As the last poster says once you turn the corner at Gibralter your on the Atlantic coast and it tends to be colder, wetter and windier than the Med coast i think you will be better of in Spain, 
We always winter in Benidorm but there are lots of decent places open all winter,We are off to Oz ourselves for three months on Jan 1. All the best.


----------



## hogan (Oct 31, 2006)

Hi we live between Alicante and Valencia. Weather will be dry and warm during the day but will be cool at night. 18 to 25 day 5 To 10 at night.


----------



## Grizzly (May 9, 2005)

I think, after seeing the very busy sites in southern Spain and Portugal in January and February this year that, were we to go again at that time of year, we'd book in advance. We were turned away from sites and had to squeeze in to others; far away from our idea of spending a week somewhere nice ! 

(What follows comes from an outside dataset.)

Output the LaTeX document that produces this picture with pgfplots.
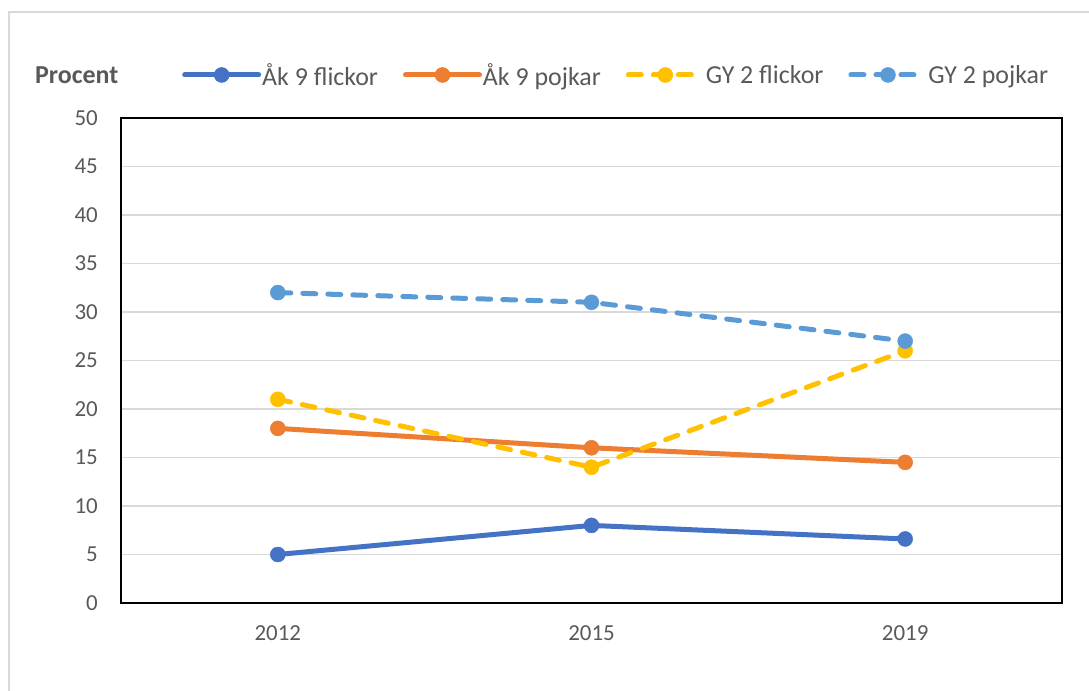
\documentclass[border=0pt]{standalone}
\usepackage{pgfplots}
\pgfplotsset{compat=1.18}
\usepackage{fontspec}
\setmainfont{Carlito}
\definecolor{c1}{HTML}{4472C4}
\definecolor{c2}{HTML}{ED7D31}
\definecolor{c3}{HTML}{FFC000}
\definecolor{c4}{HTML}{5B9BD5}
\definecolor{txt}{HTML}{595959}
\definecolor{gridc}{HTML}{D9D9D9}
\begin{document}
\begin{tikzpicture}
\useasboundingbox (0,0) rectangle (1089bp,691bp);
\draw[gridc,line width=1.5bp] (9bp,0) -- (9bp,679bp) -- (1089bp,679bp);
\node[anchor=west,text=txt,font=\fontsize{26}{30}\selectfont\bfseries,inner sep=0] at (35bp,616bp) {Procent};
\begin{axis}[
  at={(121bp,88bp)},anchor=south west,
  scale only axis,width=941bp,height=485bp,
  xmin=-0.5,xmax=2.5,ymin=0,ymax=50,
  xtick={0,1,2},xticklabels={2012,2015,2019},
  ytick={0,5,...,50},
  major tick length=0pt,
  axis line style={black,line width=2bp},
  ymajorgrids,grid style={gridc,line width=1.5bp},
  /pgf/number format/assume math mode=true,
  tick label style={text=txt,font=\fontsize{23}{27}\selectfont,inner sep=0pt},
  yticklabel style={anchor=east,xshift=-23bp},
  xticklabel style={anchor=north,yshift=-22bp},
  every axis plot/.append style={line width=5bp,mark=*,mark size=7.5bp,line cap=round},
  legend columns=4,
  legend style={at={(0.0648,1.0887)},anchor=west,draw=none,fill=none,inner sep=0pt,
    font=\fontsize{26}{30}\selectfont,text=txt,
    nodes={inner sep=1bp},
    /tikz/every even column/.append style={column sep=24bp}},
  legend image code/.code={\draw[#1,mark repeat=2,mark phase=2] plot coordinates {(0bp,0bp) (37bp,0bp) (74bp,0bp)};},
]
\addplot[c1,mark options={solid,fill=c1,line width=0.5bp}] coordinates {(0,5) (1,8) (2,6.6)};
\addplot[c2,mark options={solid,fill=c2,line width=0.5bp}] coordinates {(0,18) (1,16) (2,14.5)};
\addplot[c3,dash pattern=on 13bp off 12bp,mark options={solid,fill=c3,line width=0.5bp}] coordinates {(0,21) (1,14) (2,26)};
\addplot[c4,dash pattern=on 13bp off 12bp,mark options={solid,fill=c4,line width=0.5bp}] coordinates {(0,32) (1,31) (2,27)};
\legend{Åk 9 flickor,Åk 9 pojkar,GY 2 flickor,GY 2 pojkar}
\end{axis}
\end{tikzpicture}
\end{document}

I'd also consider- if on my own- joining a rally. Your booking will be made, you are, I understand, guaranteed a reasonable pitch and you don't have to join in if you don't want to. There are organised excursions and trips from some places so you don't have to move the van. I know, from speaking to people en route to rallies, that many travel together on the way to Spain or the Algarve. Sites we saw had organised all sorts of activities from bridge clubs to boules leagues.

G


----------



## PincherM (Jul 28, 2011)

Sideways, spent early part of this year in Oz and NZ. Had a fantastic time. Liked NZ but not too happy with shaky ground! Cancelled visit to South Island day before quake hit Christchurch. Lovely people make you welcome in both places.


----------